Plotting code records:
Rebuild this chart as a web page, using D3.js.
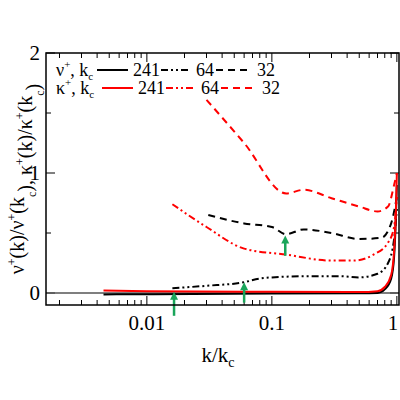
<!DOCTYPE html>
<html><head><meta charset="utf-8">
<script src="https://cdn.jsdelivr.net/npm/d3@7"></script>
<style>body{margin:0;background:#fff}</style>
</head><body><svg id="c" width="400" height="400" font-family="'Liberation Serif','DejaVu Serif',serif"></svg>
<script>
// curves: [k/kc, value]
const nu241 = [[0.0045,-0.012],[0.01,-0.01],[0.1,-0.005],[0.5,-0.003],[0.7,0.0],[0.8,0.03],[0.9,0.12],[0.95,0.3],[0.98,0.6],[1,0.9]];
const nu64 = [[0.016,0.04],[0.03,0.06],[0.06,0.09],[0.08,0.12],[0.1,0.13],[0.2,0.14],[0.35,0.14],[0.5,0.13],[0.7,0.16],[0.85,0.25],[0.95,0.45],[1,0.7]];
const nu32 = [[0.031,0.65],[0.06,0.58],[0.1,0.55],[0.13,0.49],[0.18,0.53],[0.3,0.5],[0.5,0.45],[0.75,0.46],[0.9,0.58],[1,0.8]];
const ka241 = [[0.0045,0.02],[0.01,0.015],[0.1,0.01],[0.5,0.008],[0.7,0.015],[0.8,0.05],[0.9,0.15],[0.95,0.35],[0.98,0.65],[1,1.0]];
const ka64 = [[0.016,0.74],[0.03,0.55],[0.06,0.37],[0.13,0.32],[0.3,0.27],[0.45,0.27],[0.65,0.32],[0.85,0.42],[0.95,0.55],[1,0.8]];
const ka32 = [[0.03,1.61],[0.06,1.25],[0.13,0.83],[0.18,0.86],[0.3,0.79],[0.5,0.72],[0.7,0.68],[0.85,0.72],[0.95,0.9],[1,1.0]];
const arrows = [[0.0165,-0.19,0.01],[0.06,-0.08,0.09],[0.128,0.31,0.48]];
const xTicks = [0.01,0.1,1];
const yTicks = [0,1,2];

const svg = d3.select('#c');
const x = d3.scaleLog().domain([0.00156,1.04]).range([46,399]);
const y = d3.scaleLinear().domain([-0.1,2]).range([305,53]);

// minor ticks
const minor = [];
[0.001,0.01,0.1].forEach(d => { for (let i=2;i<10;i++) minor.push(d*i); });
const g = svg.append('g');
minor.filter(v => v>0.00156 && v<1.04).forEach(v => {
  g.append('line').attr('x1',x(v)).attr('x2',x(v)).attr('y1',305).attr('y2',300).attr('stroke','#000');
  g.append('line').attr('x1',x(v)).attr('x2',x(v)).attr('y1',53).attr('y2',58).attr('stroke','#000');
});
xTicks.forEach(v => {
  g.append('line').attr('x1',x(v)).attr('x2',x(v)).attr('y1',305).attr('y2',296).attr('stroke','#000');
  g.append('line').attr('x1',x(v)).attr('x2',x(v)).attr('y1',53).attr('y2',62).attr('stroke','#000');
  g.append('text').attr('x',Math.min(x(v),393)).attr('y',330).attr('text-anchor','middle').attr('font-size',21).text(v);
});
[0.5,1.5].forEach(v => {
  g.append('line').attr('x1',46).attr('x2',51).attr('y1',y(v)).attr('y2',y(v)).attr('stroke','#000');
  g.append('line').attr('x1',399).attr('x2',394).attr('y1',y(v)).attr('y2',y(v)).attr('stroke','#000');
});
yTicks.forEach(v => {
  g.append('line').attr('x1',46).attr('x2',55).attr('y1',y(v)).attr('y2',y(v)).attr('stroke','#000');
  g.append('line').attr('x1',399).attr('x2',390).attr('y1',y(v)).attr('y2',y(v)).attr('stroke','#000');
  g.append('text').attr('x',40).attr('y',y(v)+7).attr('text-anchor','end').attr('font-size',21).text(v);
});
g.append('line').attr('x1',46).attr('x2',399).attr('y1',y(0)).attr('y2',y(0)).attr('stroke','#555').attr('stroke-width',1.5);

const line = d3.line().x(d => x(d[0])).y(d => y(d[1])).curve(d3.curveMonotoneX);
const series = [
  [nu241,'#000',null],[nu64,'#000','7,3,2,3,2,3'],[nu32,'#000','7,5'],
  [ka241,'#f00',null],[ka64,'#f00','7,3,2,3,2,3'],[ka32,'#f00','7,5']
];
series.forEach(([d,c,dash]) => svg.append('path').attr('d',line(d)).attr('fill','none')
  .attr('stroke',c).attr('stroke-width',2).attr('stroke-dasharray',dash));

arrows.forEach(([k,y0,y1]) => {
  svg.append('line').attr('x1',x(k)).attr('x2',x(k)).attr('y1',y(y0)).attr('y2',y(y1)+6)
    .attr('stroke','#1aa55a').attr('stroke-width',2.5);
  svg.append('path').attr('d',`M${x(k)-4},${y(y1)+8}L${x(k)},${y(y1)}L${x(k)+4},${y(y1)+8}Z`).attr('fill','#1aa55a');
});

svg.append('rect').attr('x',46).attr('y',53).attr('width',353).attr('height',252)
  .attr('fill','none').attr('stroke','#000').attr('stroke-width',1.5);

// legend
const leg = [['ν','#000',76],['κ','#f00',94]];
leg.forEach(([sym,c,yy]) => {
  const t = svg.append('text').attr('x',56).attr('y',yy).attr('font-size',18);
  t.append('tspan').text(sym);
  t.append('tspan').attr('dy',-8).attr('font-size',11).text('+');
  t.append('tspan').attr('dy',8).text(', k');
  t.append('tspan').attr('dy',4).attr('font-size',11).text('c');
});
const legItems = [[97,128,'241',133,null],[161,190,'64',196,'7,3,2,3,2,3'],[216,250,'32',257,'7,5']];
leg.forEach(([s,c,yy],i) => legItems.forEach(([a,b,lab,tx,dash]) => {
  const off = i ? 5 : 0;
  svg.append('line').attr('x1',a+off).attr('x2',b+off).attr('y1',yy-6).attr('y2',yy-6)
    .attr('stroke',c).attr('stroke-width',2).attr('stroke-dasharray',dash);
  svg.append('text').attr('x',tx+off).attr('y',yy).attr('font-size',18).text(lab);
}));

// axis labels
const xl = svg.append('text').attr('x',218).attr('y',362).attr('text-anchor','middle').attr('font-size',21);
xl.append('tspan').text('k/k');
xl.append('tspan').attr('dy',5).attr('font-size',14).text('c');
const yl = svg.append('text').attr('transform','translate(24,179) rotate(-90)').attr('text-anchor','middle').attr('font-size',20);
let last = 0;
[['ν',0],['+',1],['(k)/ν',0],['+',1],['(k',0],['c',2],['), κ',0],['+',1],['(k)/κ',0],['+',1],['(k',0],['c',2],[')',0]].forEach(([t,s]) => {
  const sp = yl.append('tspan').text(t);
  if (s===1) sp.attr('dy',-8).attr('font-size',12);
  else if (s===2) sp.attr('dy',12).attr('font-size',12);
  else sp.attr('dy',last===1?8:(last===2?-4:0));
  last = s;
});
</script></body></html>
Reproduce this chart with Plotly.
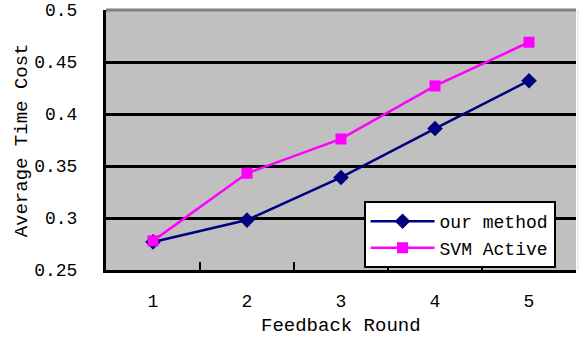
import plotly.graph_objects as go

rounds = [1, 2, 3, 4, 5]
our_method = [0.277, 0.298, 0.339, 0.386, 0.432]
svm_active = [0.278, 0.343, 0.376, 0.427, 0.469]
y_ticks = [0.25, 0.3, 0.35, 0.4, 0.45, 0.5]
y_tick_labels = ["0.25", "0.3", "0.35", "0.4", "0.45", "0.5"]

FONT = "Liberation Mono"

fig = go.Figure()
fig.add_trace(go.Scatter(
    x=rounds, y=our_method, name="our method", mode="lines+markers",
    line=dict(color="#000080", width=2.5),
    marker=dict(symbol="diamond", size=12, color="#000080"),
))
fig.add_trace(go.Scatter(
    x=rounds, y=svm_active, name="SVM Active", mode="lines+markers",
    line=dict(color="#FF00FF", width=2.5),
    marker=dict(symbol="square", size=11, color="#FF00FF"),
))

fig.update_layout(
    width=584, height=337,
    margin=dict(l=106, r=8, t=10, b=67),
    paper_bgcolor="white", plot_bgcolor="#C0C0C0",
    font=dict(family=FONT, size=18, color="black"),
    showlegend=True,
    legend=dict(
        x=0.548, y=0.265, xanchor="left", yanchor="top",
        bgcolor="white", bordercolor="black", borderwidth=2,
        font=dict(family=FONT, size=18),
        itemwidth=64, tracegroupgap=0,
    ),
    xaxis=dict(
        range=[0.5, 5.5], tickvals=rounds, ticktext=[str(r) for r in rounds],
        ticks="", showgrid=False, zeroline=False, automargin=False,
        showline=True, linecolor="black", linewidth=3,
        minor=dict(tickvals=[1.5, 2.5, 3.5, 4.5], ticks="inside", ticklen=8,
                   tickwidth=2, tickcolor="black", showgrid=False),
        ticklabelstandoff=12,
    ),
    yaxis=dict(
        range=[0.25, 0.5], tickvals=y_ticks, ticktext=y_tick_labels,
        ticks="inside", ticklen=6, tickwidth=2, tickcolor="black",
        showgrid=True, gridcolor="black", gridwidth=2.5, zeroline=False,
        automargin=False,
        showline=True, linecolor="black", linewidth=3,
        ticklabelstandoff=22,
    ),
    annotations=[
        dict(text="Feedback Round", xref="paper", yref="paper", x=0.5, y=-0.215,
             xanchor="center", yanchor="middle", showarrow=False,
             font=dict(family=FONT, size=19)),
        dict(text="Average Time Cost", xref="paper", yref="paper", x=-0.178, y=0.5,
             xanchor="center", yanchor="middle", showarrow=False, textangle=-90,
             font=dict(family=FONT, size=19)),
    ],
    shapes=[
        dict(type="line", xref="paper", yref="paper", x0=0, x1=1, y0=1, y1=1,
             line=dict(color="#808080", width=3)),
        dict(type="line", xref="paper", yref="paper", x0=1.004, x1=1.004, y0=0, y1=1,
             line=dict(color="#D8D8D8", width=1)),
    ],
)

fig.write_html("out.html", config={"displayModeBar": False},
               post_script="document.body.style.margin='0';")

Brief — Give again, exactly, the lines from the start of the data through the one holding "const y = d3.scaleLinear().domain([-0.1,2]).range([305,53]);"; omit the pictures.

Expected output —
Rebuild this chart as a web page, using D3.js.
<!DOCTYPE html>
<html><head><meta charset="utf-8">
<script src="https://cdn.jsdelivr.net/npm/d3@7"></script>
<style>body{margin:0;background:#fff}</style>
</head><body><svg id="c" width="400" height="400" font-family="'Liberation Serif','DejaVu Serif',serif"></svg>
<script>
// curves: [k/kc, value]
const nu241 = [[0.0045,-0.012],[0.01,-0.01],[0.1,-0.005],[0.5,-0.003],[0.7,0.0],[0.8,0.03],[0.9,0.12],[0.95,0.3],[0.98,0.6],[1,0.9]];
const nu64 = [[0.016,0.04],[0.03,0.06],[0.06,0.09],[0.08,0.12],[0.1,0.13],[0.2,0.14],[0.35,0.14],[0.5,0.13],[0.7,0.16],[0.85,0.25],[0.95,0.45],[1,0.7]];
const nu32 = [[0.031,0.65],[0.06,0.58],[0.1,0.55],[0.13,0.49],[0.18,0.53],[0.3,0.5],[0.5,0.45],[0.75,0.46],[0.9,0.58],[1,0.8]];
const ka241 = [[0.0045,0.02],[0.01,0.015],[0.1,0.01],[0.5,0.008],[0.7,0.015],[0.8,0.05],[0.9,0.15],[0.95,0.35],[0.98,0.65],[1,1.0]];
const ka64 = [[0.016,0.74],[0.03,0.55],[0.06,0.37],[0.13,0.32],[0.3,0.27],[0.45,0.27],[0.65,0.32],[0.85,0.42],[0.95,0.55],[1,0.8]];
const ka32 = [[0.03,1.61],[0.06,1.25],[0.13,0.83],[0.18,0.86],[0.3,0.79],[0.5,0.72],[0.7,0.68],[0.85,0.72],[0.95,0.9],[1,1.0]];
const arrows = [[0.0165,-0.19,0.01],[0.06,-0.08,0.09],[0.128,0.31,0.48]];
const xTicks = [0.01,0.1,1];
const yTicks = [0,1,2];

const svg = d3.select('#c');
const x = d3.scaleLog().domain([0.00156,1.04]).range([46,399]);
const y = d3.scaleLinear().domain([-0.1,2]).range([305,53]);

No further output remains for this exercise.